Data entries:
------------
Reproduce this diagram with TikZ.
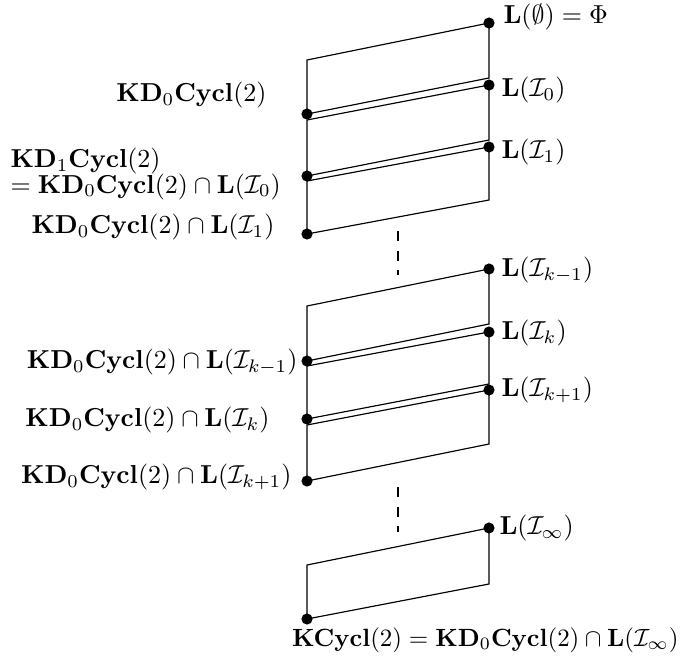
\documentclass[tikz,border=0pt]{standalone}
\usepackage{amsmath,amssymb}
\begin{document}
\begin{tikzpicture}[x=0.385pt,y=-0.385pt,
  edge/.style={line width=0.45pt},
  gap/.style={line width=1pt,dash pattern=on 3.8pt off 3.8pt},
  dot/.style={circle,fill=black,inner sep=0pt,minimum size=4.3pt},
  lab/.style={inner sep=0pt}]
\useasboundingbox (0,0) rectangle (688,660);

% corners of the seven strips: top-left, top-right, bottom-right, bottom-left
\foreach \n/\tl/\tr/\br/\bl in {1/60/23/78/114, 2/120/85/140/176, 3/181/147/200/234,
                                4/306/269/324/361, 5/366/332/384/419, 6/425/390/444/481,
                                7/565/528/584/619}{
  \coordinate (tl\n) at (307,\tl);
  \coordinate (tr\n) at (489,\tr);
  \coordinate (br\n) at (489,\br);
  \coordinate (bl\n) at (307,\bl);
}
\foreach \n in {1,...,7}{
  \draw[edge] (tl\n) -- (tr\n) -- (br\n) -- (bl\n) -- cycle;
}

% dots at the marked corners
\foreach \n in {1,...,7}{
  \node[dot] (R\n) at (tr\n) {};
}
\foreach \n in {1,...,7}{
  \node[dot] (Q\n) at (bl\n) {};
}

% omitted levels
\coordinate (g1a) at (398,231);
\coordinate (g1b) at (398,275);
\coordinate (g2a) at (398,487);
\coordinate (g2b) at (398,532);
\draw[gap] (g1a) -- (g1b);
\draw[gap] (g2a) -- (g2b);

% right-hand labels
\node[lab,anchor=west] (LR1) at (503,17) {$\mathbf{L}(\emptyset)=\Phi$};
\node[lab,anchor=west] (LR2) at (501,90) {$\mathbf{L}(\mathcal{I}_0)$};
\node[lab,anchor=west] (LR3) at (501,152) {$\mathbf{L}(\mathcal{I}_1)$};
\node[lab,anchor=west] (LR4) at (501,270) {$\mathbf{L}(\mathcal{I}_{k-1})$};
\node[lab,anchor=west] (LR5) at (501,333) {$\mathbf{L}(\mathcal{I}_k)$};
\node[lab,anchor=west] (LR6) at (501,390) {$\mathbf{L}(\mathcal{I}_{k+1})$};
\node[lab,anchor=west] (LR7) at (499,528) {$\mathbf{L}(\mathcal{I}_\infty)$};

% left-hand labels
\node[lab,anchor=east] (LL1) at (267,95) {$\mathbf{KD}_0\mathbf{Cycl}(2)$};
\node[lab,anchor=west,align=left] (LL2) at (10,174)
  {$\mathbf{KD}_1\mathbf{Cycl}(2)$\\[-2.3pt]
   $=\mathbf{KD}_0\mathbf{Cycl}(2)\cap\mathbf{L}(\mathcal{I}_0)$};
\node[lab,anchor=east] (LL3) at (275,227) {$\mathbf{KD}_0\mathbf{Cycl}(2)\cap\mathbf{L}(\mathcal{I}_1)$};
\node[lab,anchor=east] (LL4) at (298,362) {$\mathbf{KD}_0\mathbf{Cycl}(2)\cap\mathbf{L}(\mathcal{I}_{k-1})$};
\node[lab,anchor=east] (LL5) at (270,420) {$\mathbf{KD}_0\mathbf{Cycl}(2)\cap\mathbf{L}(\mathcal{I}_k)$};
\node[lab,anchor=east] (LL6) at (292,477) {$\mathbf{KD}_0\mathbf{Cycl}(2)\cap\mathbf{L}(\mathcal{I}_{k+1})$};
\node[lab,anchor=east,scale=0.96] (LL7) at (679,640) {$\mathbf{KCycl}(2)=\mathbf{KD}_0\mathbf{Cycl}(2)\cap\mathbf{L}(\mathcal{I}_\infty)$};
\end{tikzpicture}
\end{document}
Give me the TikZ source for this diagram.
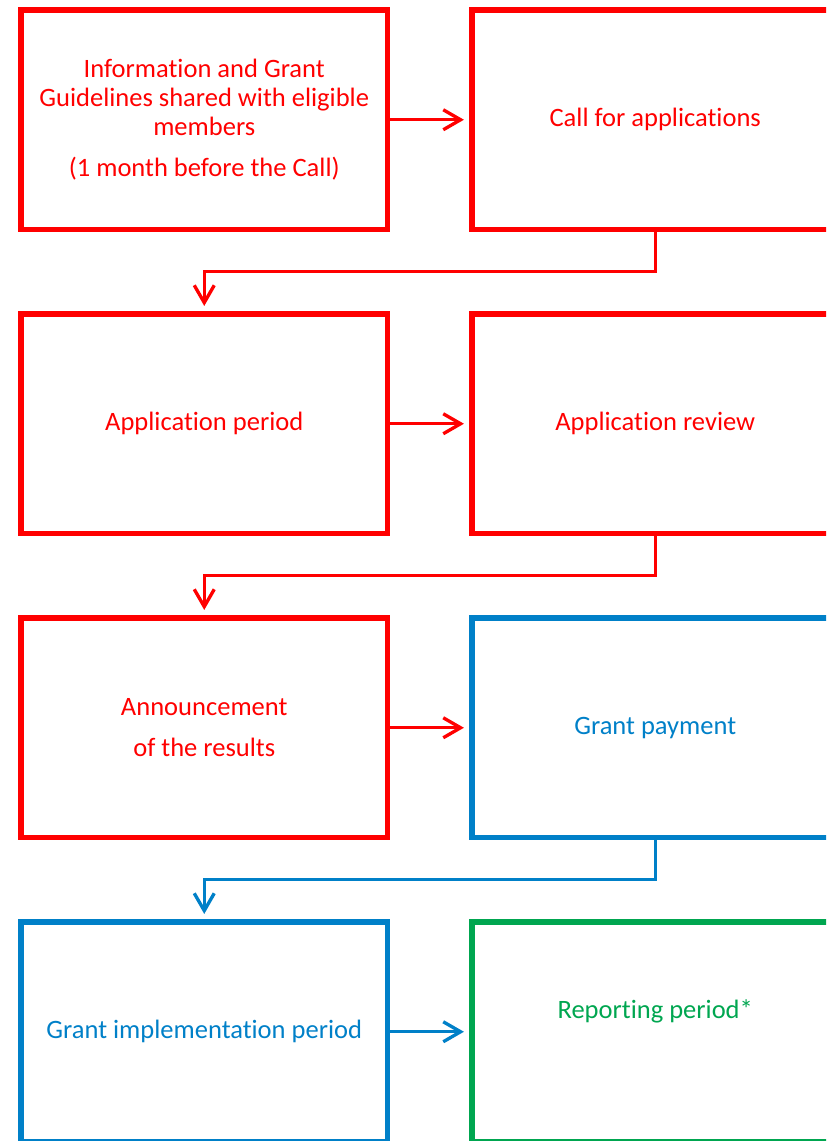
\documentclass[tikz,border=0pt]{standalone}
\usepackage{fontspec}
\setmainfont{Carlito}[Ligatures={NoCommon}]
\usetikzlibrary{arrows.meta, calc}

\definecolor{grantblue}{RGB}{0,128,200}
\definecolor{reportgreen}{RGB}{0,166,80}

\tikzset{
	stage text/.style={font=\fontsize{19.9pt}{21.75pt}\selectfont},
	stage/.style={draw=#1, text=#1, stage text, line width=4.1pt, minimum width=274.9pt, minimum height=164.6pt, align=center, inner sep=0pt},
	flow/.style={draw=#1, line width=2.5pt, -{Straight Barb[length=13pt, width=15pt]}, shorten >=4pt},
}

\begin{document}
\begin{tikzpicture}[x=0.75pt, y=-0.75pt]
			\def\colL{204.25};
			\def\colR{655.25};
			\def\drop{39.5};

			\useasboundingbox (0,0) rectangle (826,1141);
			\clip (0,0) rectangle (826,1141);

			\begin{scope}
				\node [stage=red] (info) at (\colL,119.75) {Information and Grant\\Guidelines shared with eligible\\members\\[9pt](1 month before the Call)};
				\node [stage=red] (call) at (\colR,119.75) {Call for applications};
				\node [stage=red] (apply) at (\colL,423.75) {Application period};
				\node [stage=red] (review) at (\colR,423.75) {Application review};
				\node [stage=red] (announce) at (\colL,727.75) {Announcement\\[9pt]of the results};
			\end{scope}

			\begin{scope}
				\node [stage=grantblue] (payment) at (\colR,727.75) {Grant payment};
				\node [stage=grantblue] (implement) at (\colL,1031.75) {Grant implementation period};
				\node [stage=reportgreen, label={[stage text, text=reportgreen, yshift=15pt]center:Reporting period*}] (report) at (\colR,1031.75) {};
			\end{scope}

			\begin{scope}
				\draw [flow=red] (info.east) -- (call.west);
				\draw [flow=red] (call.south) -- ++(0,\drop) -| (apply.north);
				\draw [flow=red] (apply.east) -- (review.west);
				\draw [flow=red] (review.south) -- ++(0,\drop) -| (announce.north);
				\draw [flow=red] (announce.east) -- (payment.west);
				\draw [flow=grantblue] (payment.south) -- ++(0,\drop) -| (implement.north);
				\draw [flow=grantblue] (implement.east) -- (report.west);
			\end{scope}
\end{tikzpicture}
\end{document}
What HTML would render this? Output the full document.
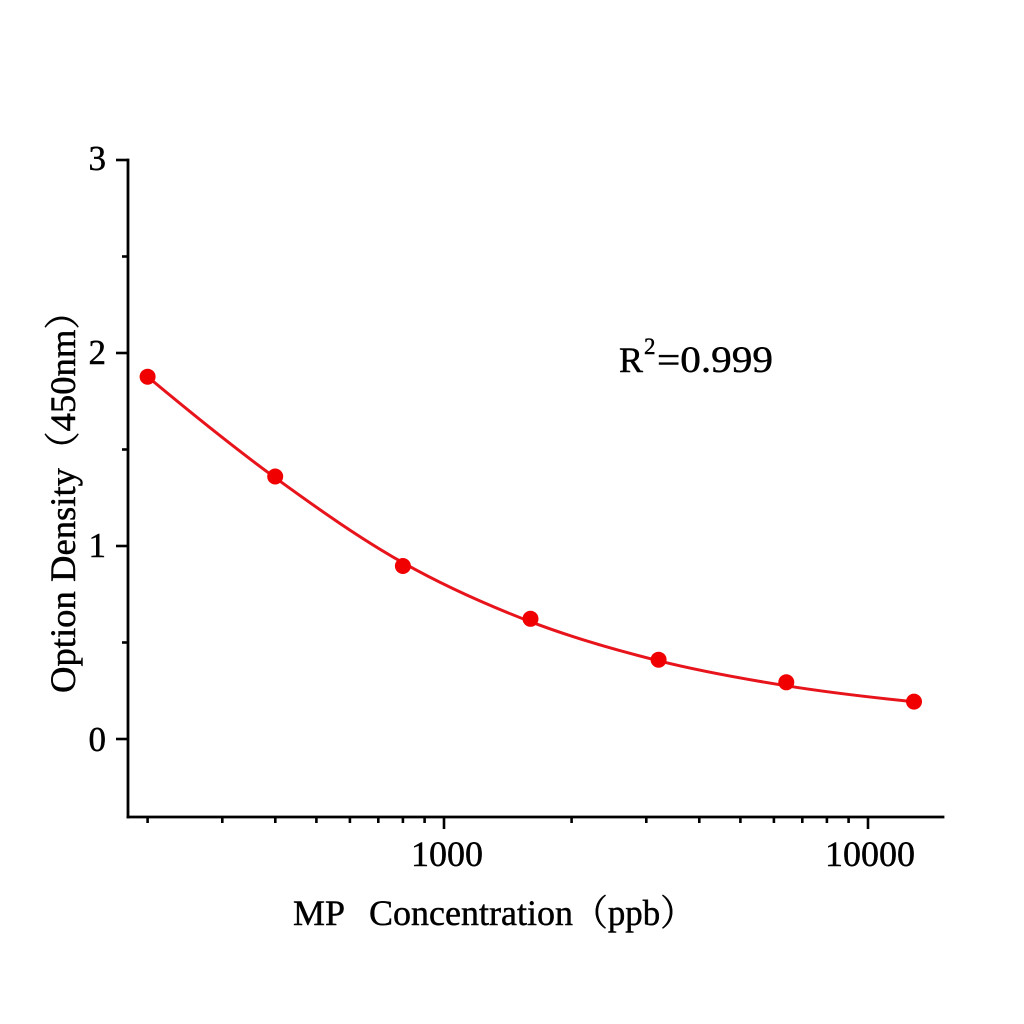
<!DOCTYPE html>
<html>
<head>
<meta charset="utf-8">
<style>
  html, body { margin: 0; padding: 0; background: #ffffff; }
  svg { display: block; }
  text { font-family: "Liberation Serif", "Noto Serif CJK SC", serif; fill: #000; stroke: #000; stroke-width: 0.45px; }
</style>
</head>
<body>
<svg width="1024" height="1024" viewBox="0 0 1024 1024" xmlns="http://www.w3.org/2000/svg">
  <rect x="0" y="0" width="1024" height="1024" fill="#ffffff"/>

  <!-- Axes -->
  <g stroke="#000" stroke-width="2.8" fill="none" stroke-linecap="square">
    <line x1="128" y1="160" x2="128" y2="817"/>
    <line x1="128" y1="817" x2="943" y2="817"/>
  </g>

  <!-- Y ticks -->
  <g stroke="#000" stroke-width="2.6">
    <line x1="116" y1="160" x2="128" y2="160"/>
    <line x1="116" y1="353" x2="128" y2="353"/>
    <line x1="116" y1="546" x2="128" y2="546"/>
    <line x1="116" y1="739" x2="128" y2="739"/>
    <line x1="122" y1="256.5" x2="128" y2="256.5"/>
    <line x1="122" y1="449.5" x2="128" y2="449.5"/>
    <line x1="122" y1="642.5" x2="128" y2="642.5"/>
  </g>

  <!-- X ticks -->
  <g stroke="#000" stroke-width="2.6">
    <line x1="444" y1="817" x2="444" y2="829"/>
    <line x1="868" y1="817" x2="868" y2="829"/>
    <line x1="147.6" y1="817" x2="147.6" y2="823"/>
    <line x1="222.3" y1="817" x2="222.3" y2="823"/>
    <line x1="275.3" y1="817" x2="275.3" y2="823"/>
    <line x1="316.4" y1="817" x2="316.4" y2="823"/>
    <line x1="349.9" y1="817" x2="349.9" y2="823"/>
    <line x1="378.3" y1="817" x2="378.3" y2="823"/>
    <line x1="402.9" y1="817" x2="402.9" y2="823"/>
    <line x1="424.6" y1="817" x2="424.6" y2="823"/>
    <line x1="571.6" y1="817" x2="571.6" y2="823"/>
    <line x1="646.3" y1="817" x2="646.3" y2="823"/>
    <line x1="699.3" y1="817" x2="699.3" y2="823"/>
    <line x1="740.4" y1="817" x2="740.4" y2="823"/>
    <line x1="773.9" y1="817" x2="773.9" y2="823"/>
    <line x1="802.3" y1="817" x2="802.3" y2="823"/>
    <line x1="826.9" y1="817" x2="826.9" y2="823"/>
    <line x1="848.6" y1="817" x2="848.6" y2="823"/>
  </g>

  <!-- Y tick labels -->
  <g font-size="35" text-anchor="end">
    <text x="106" y="170">3</text>
    <text x="106" y="364">2</text>
    <text x="106" y="557">1</text>
    <text x="106" y="751">0</text>
  </g>

  <!-- X tick labels -->
  <g font-size="36" text-anchor="middle">
    <text x="447" y="866">1000</text>
    <text x="870" y="866">10000</text>
  </g>

  <!-- X axis title -->
  <g font-size="36">
    <text x="293" y="925">MP</text>
    <text x="369" y="925" textLength="204" lengthAdjust="spacingAndGlyphs">Concentration</text>
    <text x="573" y="925" textLength="122" lengthAdjust="spacingAndGlyphs">（ppb）</text>
  </g>

  <!-- Y axis title -->
  <g transform="translate(75,693) rotate(-90)" font-size="36">
    <text x="0" y="0" textLength="225" lengthAdjust="spacingAndGlyphs">Option Density</text>
    <text x="225" y="0" textLength="175" lengthAdjust="spacingAndGlyphs">（450nm）</text>
  </g>

  <!-- R^2 annotation -->
  <text x="619" y="372" font-size="36">R</text>
  <text x="644" y="354" font-size="23">2</text>
  <text x="657" y="372" font-size="37" textLength="116" lengthAdjust="spacingAndGlyphs">=0.999</text>

  <!-- Fitted curve -->
  <path d="M147.6,376.7
           C190.15,412.2 232.65,446.7 275.2,477.7
           C317.75,508.7 360.35,538.7 402.9,562.7
           C445.45,586.7 487.95,605.37 530.5,621.7
           C573.05,638.03 615.65,650.03 658.2,660.7
           C700.75,671.37 743.25,678.87 785.8,685.7
           C828.35,692.53 870.85,697.37 913.4,701.7"
        fill="none" stroke="#e8141c" stroke-width="3" stroke-linejoin="round" stroke-linecap="round"/>

  <!-- Data points -->
  <g fill="#f00000">
    <circle cx="147.6" cy="376.7" r="8"/>
    <circle cx="275.2" cy="476.5" r="8"/>
    <circle cx="402.9" cy="566" r="8"/>
    <circle cx="530.5" cy="618.8" r="8"/>
    <circle cx="658.6" cy="659.7" r="8"/>
    <circle cx="786.3" cy="682.3" r="8"/>
    <circle cx="914" cy="701.6" r="8"/>
  </g>
</svg>
</body>
</html>
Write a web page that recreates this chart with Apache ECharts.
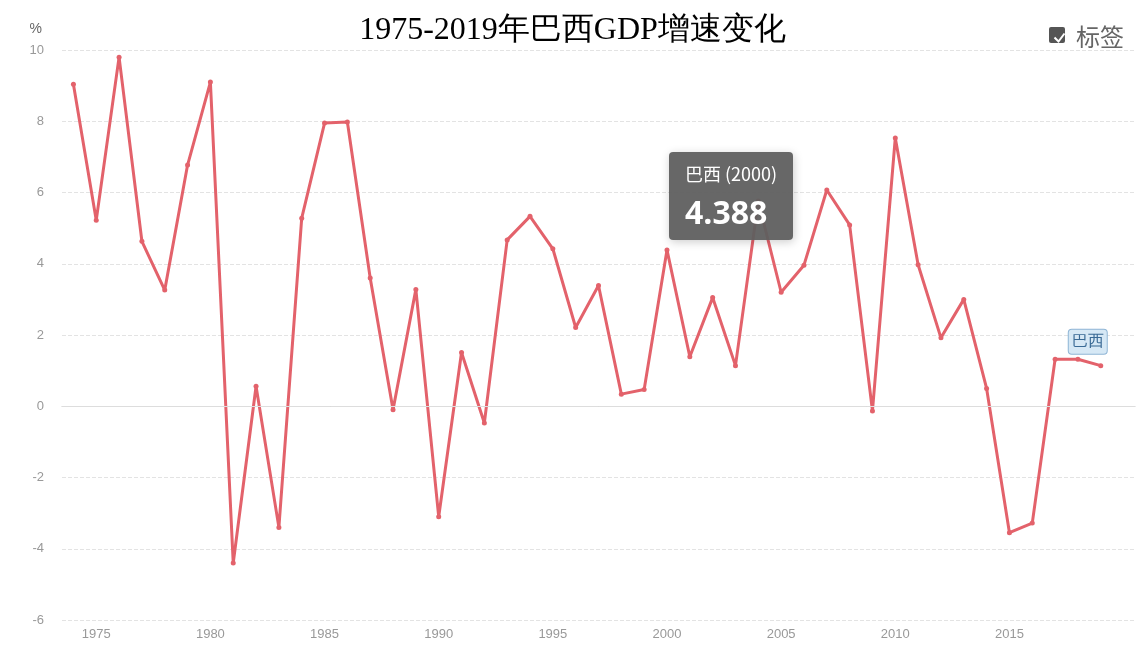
<!DOCTYPE html>
<html><head><meta charset="utf-8">
<script src="https://cdn.jsdelivr.net/npm/echarts@6/dist/echarts.min.js"></script>
<style>html,body{margin:0;padding:0;background:#fff}#c{width:1145px;height:669px}</style>
</head><body><div id="c"></div>
<script>
// 年份与巴西GDP增速(%)，坐标轴多留一年空位
var years = [];
for (var y = 1974; y <= 2020; y++) years.push(String(y));
var gdp = [9.04, 5.22, 9.8, 4.63, 3.26, 6.77, 9.1, -4.4, 0.56, -3.4,
  5.28, 7.95, 7.98, 3.6, -0.1, 3.28, -3.1, 1.51, -0.47, 4.67,
  5.33, 4.42, 2.21, 3.39, 0.34, 0.47, 4.388, 1.39, 3.05, 1.14,
  5.76, 3.2, 3.96, 6.07, 5.09, -0.13, 7.53, 3.97, 1.92, 3.0,
  0.5, -3.55, -3.28, 1.32, 1.32, 1.14];

var chart = echarts.init(document.getElementById('c'));
var option = {
  animation: false,
  title: {
    text: '1975-2019年巴西GDP增速变化',
    left: 'center', top: 10,
    textStyle: { fontFamily: 'serif', fontSize: 32, fontWeight: 'normal', color: '#000' }
  },
  grid: { left: 62, right: 10, top: 50, bottom: 49 },
  tooltip: {
    trigger: 'item',
    backgroundColor: 'rgba(95,95,95,0.95)',
    borderWidth: 0,
    padding: [6, 16, 4, 16],
    position: function () { return [669, 152]; },
    formatter: function (p) {
      return '<div style="color:#fff;font-size:18px;line-height:30px;font-family:Noto Sans CJK SC">巴西 (' + p.name + ')</div>' +
        '<div style="color:#fff;font-size:32px;line-height:48px;font-weight:bold;font-family:Open Sans">' + p.value + '</div>';
    }
  },
  xAxis: {
    type: 'category',
    data: years,
    axisLine: { lineStyle: { color: '#ccc' } },
    axisTick: { alignWithLabel: true, interval: function (i, v) { return v % 5 === 0; }, lineStyle: { color: '#ccc' } },
    axisLabel: { color: '#999', fontSize: 13, interval: function (i, v) { return v % 5 === 0 && v < 2020; } }
  },
  yAxis: {
    type: 'value', min: -6, max: 10, interval: 2,
    name: '%', nameLocation: 'end', nameGap: 14,
    nameTextStyle: { color: '#666', fontSize: 14, align: 'right', padding: [0, 20, 0, 0] },
    axisLabel: { color: '#999', fontSize: 13, margin: 18 },
    splitLine: { lineStyle: { type: 'dashed', color: '#e3e3e3' } }
  },
  series: [{
    name: '巴西', type: 'line', data: gdp,
    symbol: 'circle', symbolSize: 5,
    itemStyle: { color: '#e3626b' },
    lineStyle: { width: 3, color: '#e3626b' },
    emphasis: { scale: 1.6, itemStyle: { color: '#fff', borderColor: '#e3626b', borderWidth: 2 } },
    markLine: { silent: true, symbol: 'none', label: { show: false }, data: [{ yAxis: 0 }], lineStyle: { color: '#ddd', type: 'solid', width: 1 } },
    endLabel: {
      show: true, formatter: '巴西', color: '#3a6a95', fontSize: 16,
      backgroundColor: '#d6e8f5', borderColor: '#8fb5d5', borderWidth: 1, borderRadius: 3,
      padding: [4, 3], offset: [-40, -24]
    }
  }],
  graphic: [
    { type: 'rect', left: 1049, top: 27, shape: { width: 16, height: 16, r: 2 }, style: { fill: '#555' } },
    { type: 'polyline', left: 1052, top: 31, shape: { points: [[0, 4], [4, 8], [10, 0]] }, style: { stroke: '#fff', lineWidth: 2, fill: null } },
    { type: 'text', left: 1076, top: 25, style: { text: '标签', fontSize: 24, fill: '#666', fontFamily: 'Noto Sans CJK SC' } }
  ]
};
chart.setOption(option);
chart.dispatchAction({ type: 'showTip', seriesIndex: 0, dataIndex: 26 });
</script></body></html>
------------
Do this:
Reproduce only the lines of the records from the start up to and including the line that holds "(0,0) rectangle (688,660);"; do not carry over any picture.

Exercise output:
Reproduce this diagram with TikZ.
\documentclass[tikz,border=0pt]{standalone}
\usepackage{amsmath,amssymb}
\begin{document}
\begin{tikzpicture}[x=0.385pt,y=-0.385pt,
  edge/.style={line width=0.45pt},
  gap/.style={line width=1pt,dash pattern=on 3.8pt off 3.8pt},
  dot/.style={circle,fill=black,inner sep=0pt,minimum size=4.3pt},
  lab/.style={inner sep=0pt}]
\useasboundingbox (0,0) rectangle (688,660);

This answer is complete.